> **AIM**
Quote the listing below in full and exactly as written, but omit every picture.

"""

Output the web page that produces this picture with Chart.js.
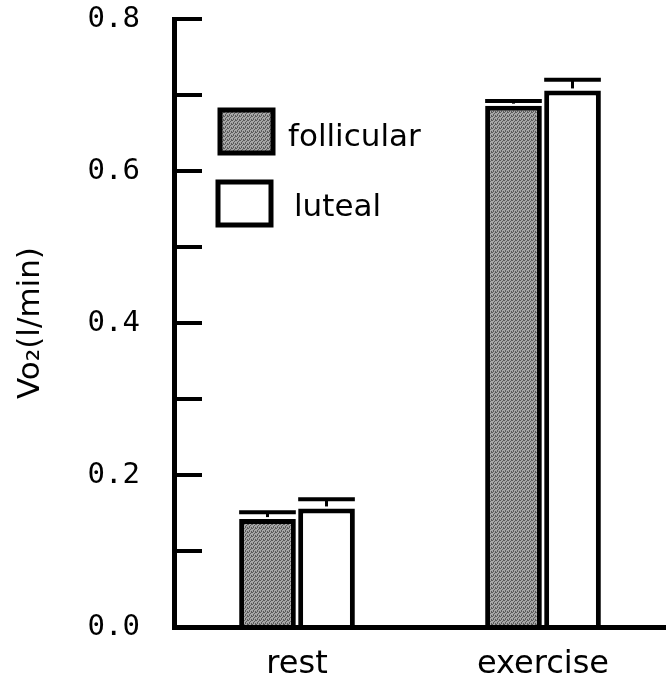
<!DOCTYPE html>
<html>
<head>
<meta charset="utf-8">
<title>VO2 rest vs exercise</title>
<script src="https://cdn.jsdelivr.net/npm/chart.js"></script>
<style>
  body { margin: 0; background: #fff; }
  #wrap { width: 666px; height: 682px; position: relative; }
</style>
</head>
<body>
<div id="wrap"><canvas id="vo2Chart"></canvas></div>

<script>
// values
const categories = ['rest', 'exercise'];
const follicular = [0.142, 0.686];
const follicularErr = [0.009, 0.006];
const luteal = [0.156, 0.706];
const lutealErr = [0.012, 0.014];
const seriesNames = ['follicular', 'luteal'];

// stippled grey like the scanned print
function stipple() {
    const c = document.createElement('canvas');
    c.width = 4; c.height = 4;
    const g = c.getContext('2d');
    g.fillStyle = '#a6a6a6';
    g.fillRect(0, 0, 4, 4);
    g.fillStyle = '#5a5a5a';
    [[0,0],[2,1],[1,2],[3,3],[3,0],[1,3]].forEach(p => g.fillRect(p[0], p[1], 1, 1));
    return g.createPattern(c, 'repeat');
}
const grey = stipple();

// error bar caps on top of each bar
const errorBars = {
    id: 'errorBars',
    afterDatasetsDraw(chart) {
        const ctx = chart.ctx;
        const yScale = chart.scales.y;
        ctx.save();
        ctx.strokeStyle = '#000';
        chart.data.datasets.forEach((ds, i) => {
            const meta = chart.getDatasetMeta(i);
            meta.data.forEach((bar, j) => {
                const top = yScale.getPixelForValue(ds.data[j] + ds.err[j]);
                const half = bar.width / 2;
                ctx.lineWidth = 3;
                ctx.beginPath();
                ctx.moveTo(bar.x, bar.y - 2);
                ctx.lineTo(bar.x, top);
                ctx.stroke();
                ctx.lineWidth = 4;
                ctx.beginPath();
                ctx.moveTo(bar.x - half, top);
                ctx.lineTo(bar.x + half, top);
                ctx.stroke();
            });
        });
        ctx.restore();
    }
};

// boxed legend inside the plot, stacked
const boxLegend = {
    id: 'boxLegend',
    afterDraw(chart) {
        const ctx = chart.ctx;
        const area = chart.chartArea;
        ctx.save();
        ctx.font = '31px "DejaVu Sans"';
        ctx.textBaseline = 'middle';
        chart.data.datasets.forEach((ds, i) => {
            const x = area.left + 46 - i * 2;
            const y = area.top + 91 + i * 72;
            ctx.fillStyle = ds.backgroundColor;
            ctx.fillRect(x, y, 53, 43);
            ctx.lineWidth = 5;
            ctx.strokeStyle = '#000';
            ctx.strokeRect(x, y, 53, 43);
            ctx.fillStyle = '#000';
            ctx.fillText(ds.label, x + 68 + i * 8, y + 28 - i * 2);
        });
        ctx.restore();
    }
};

new Chart(document.getElementById('vo2Chart'), {
    type: 'bar',
    data: {
        labels: categories,
        datasets: [{
            label: seriesNames[0],
            data: follicular,
            err: follicularErr,
            backgroundColor: grey,
            borderColor: '#000',
            borderWidth: 5
        }, {
            label: seriesNames[1],
            data: luteal,
            err: lutealErr,
            backgroundColor: '#fff',
            borderColor: '#000',
            borderWidth: 5
        }]
    },
    options: {
        responsive: true,
        maintainAspectRatio: false,
        animation: false,
        layout: { padding: 0 },
        datasets: { bar: { categoryPercentage: 0.48, barPercentage: 0.96 } },
        plugins: { legend: { display: false }, tooltip: { enabled: false } },
        scales: {
            x: {
                grid: { display: false, drawTicks: false },
                border: { display: true, color: '#000', width: 5 },
                ticks: { color: '#000', padding: 18, font: { family: 'DejaVu Sans', size: 32 } },
                afterFit(scale) { scale.height = 55; }
            },
            y: {
                min: 0,
                max: 0.8,
                grid: { drawOnChartArea: false, drawTicks: true, tickLength: -28, color: '#000', lineWidth: 4 },
                border: { display: true, color: '#000', width: 5 },
                ticks: {
                    stepSize: 0.1,
                    padding: 62,
                    color: '#000',
                    font: { family: 'DejaVu Sans Mono', size: 29 },
                    callback: v => (Math.round(v * 10) % 2 === 0 ? v.toFixed(1) : '')
                },
                title: {
                    display: true,
                    text: 'Vo₂(l/min)',
                    color: '#000',
                    font: { family: 'DejaVu Sans', size: 31 },
                    padding: { top: 12, bottom: 0 }
                },
                afterFit(scale) {
                    scale.width = 174;
                    // the big label padding would otherwise shrink the plot vertically
                    scale.paddingTop = 19;
                    scale.paddingBottom = 0;
                }
            }
        }
    },
    plugins: [errorBars, boxLegend]
});
</script>
</body>
</html>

"""

> **ANSWER TO THIS EXERCISE**
Output the web page that produces this picture with Chart.js.
<!DOCTYPE html>
<html>
<head>
<meta charset="utf-8">
<title>VO2 rest vs exercise</title>
<script src="https://cdn.jsdelivr.net/npm/chart.js"></script>
<style>
  body { margin: 0; background: #fff; }
  #wrap { width: 666px; height: 682px; position: relative; }
</style>
</head>
<body>
<div id="wrap"><canvas id="vo2Chart"></canvas></div>

<script>
// values
const categories = ['rest', 'exercise'];
const follicular = [0.142, 0.686];
const follicularErr = [0.009, 0.006];
const luteal = [0.156, 0.706];
const lutealErr = [0.012, 0.014];
const seriesNames = ['follicular', 'luteal'];

// stippled grey like the scanned print
function stipple() {
    const c = document.createElement('canvas');
    c.width = 4; c.height = 4;
    const g = c.getContext('2d');
    g.fillStyle = '#a6a6a6';
    g.fillRect(0, 0, 4, 4);
    g.fillStyle = '#5a5a5a';
    [[0,0],[2,1],[1,2],[3,3],[3,0],[1,3]].forEach(p => g.fillRect(p[0], p[1], 1, 1));
    return g.createPattern(c, 'repeat');
}
const grey = stipple();

// error bar caps on top of each bar
const errorBars = {
    id: 'errorBars',
    afterDatasetsDraw(chart) {
        const ctx = chart.ctx;
        const yScale = chart.scales.y;
        ctx.save();
        ctx.strokeStyle = '#000';
        chart.data.datasets.forEach((ds, i) => {
            const meta = chart.getDatasetMeta(i);
            meta.data.forEach((bar, j) => {
                const top = yScale.getPixelForValue(ds.data[j] + ds.err[j]);
                const half = bar.width / 2;
                ctx.lineWidth = 3;
                ctx.beginPath();
                ctx.moveTo(bar.x, bar.y - 2);
                ctx.lineTo(bar.x, top);
                ctx.stroke();
                ctx.lineWidth = 4;
                ctx.beginPath();
                ctx.moveTo(bar.x - half, top);
                ctx.lineTo(bar.x + half, top);
                ctx.stroke();
            });
        });
        ctx.restore();
    }
};

// boxed legend inside the plot, stacked
const boxLegend = {
    id: 'boxLegend',
    afterDraw(chart) {
        const ctx = chart.ctx;
        const area = chart.chartArea;
        ctx.save();
        ctx.font = '31px "DejaVu Sans"';
        ctx.textBaseline = 'middle';
        chart.data.datasets.forEach((ds, i) => {
            const x = area.left + 46 - i * 2;
            const y = area.top + 91 + i * 72;
            ctx.fillStyle = ds.backgroundColor;
            ctx.fillRect(x, y, 53, 43);
            ctx.lineWidth = 5;
            ctx.strokeStyle = '#000';
            ctx.strokeRect(x, y, 53, 43);
            ctx.fillStyle = '#000';
            ctx.fillText(ds.label, x + 68 + i * 8, y + 28 - i * 2);
        });
        ctx.restore();
    }
};

new Chart(document.getElementById('vo2Chart'), {
    type: 'bar',
    data: {
        labels: categories,
        datasets: [{
            label: seriesNames[0],
            data: follicular,
            err: follicularErr,
            backgroundColor: grey,
            borderColor: '#000',
            borderWidth: 5
        }, {
            label: seriesNames[1],
            data: luteal,
            err: lutealErr,
            backgroundColor: '#fff',
            borderColor: '#000',
            borderWidth: 5
        }]
    },
    options: {
        responsive: true,
        maintainAspectRatio: false,
        animation: false,
        layout: { padding: 0 },
        datasets: { bar: { categoryPercentage: 0.48, barPercentage: 0.96 } },
        plugins: { legend: { display: false }, tooltip: { enabled: false } },
        scales: {
            x: {
                grid: { display: false, drawTicks: false },
                border: { display: true, color: '#000', width: 5 },
                ticks: { color: '#000', padding: 18, font: { family: 'DejaVu Sans', size: 32 } },
                afterFit(scale) { scale.height = 55; }
            },
            y: {
                min: 0,
                max: 0.8,
                grid: { drawOnChartArea: false, drawTicks: true, tickLength: -28, color: '#000', lineWidth: 4 },
                border: { display: true, color: '#000', width: 5 },
                ticks: {
                    stepSize: 0.1,
                    padding: 62,
                    color: '#000',
                    font: { family: 'DejaVu Sans Mono', size: 29 },
                    callback: v => (Math.round(v * 10) % 2 === 0 ? v.toFixed(1) : '')
                },
                title: {
                    display: true,
                    text: 'Vo₂(l/min)',
                    color: '#000',
                    font: { family: 'DejaVu Sans', size: 31 },
                    padding: { top: 12, bottom: 0 }
                },
                afterFit(scale) {
                    scale.width = 174;
                    // the big label padding would otherwise shrink the plot vertically
                    scale.paddingTop = 19;
                    scale.paddingBottom = 0;
                }
            }
        }
    },
    plugins: [errorBars, boxLegend]
});
</script>
</body>
</html>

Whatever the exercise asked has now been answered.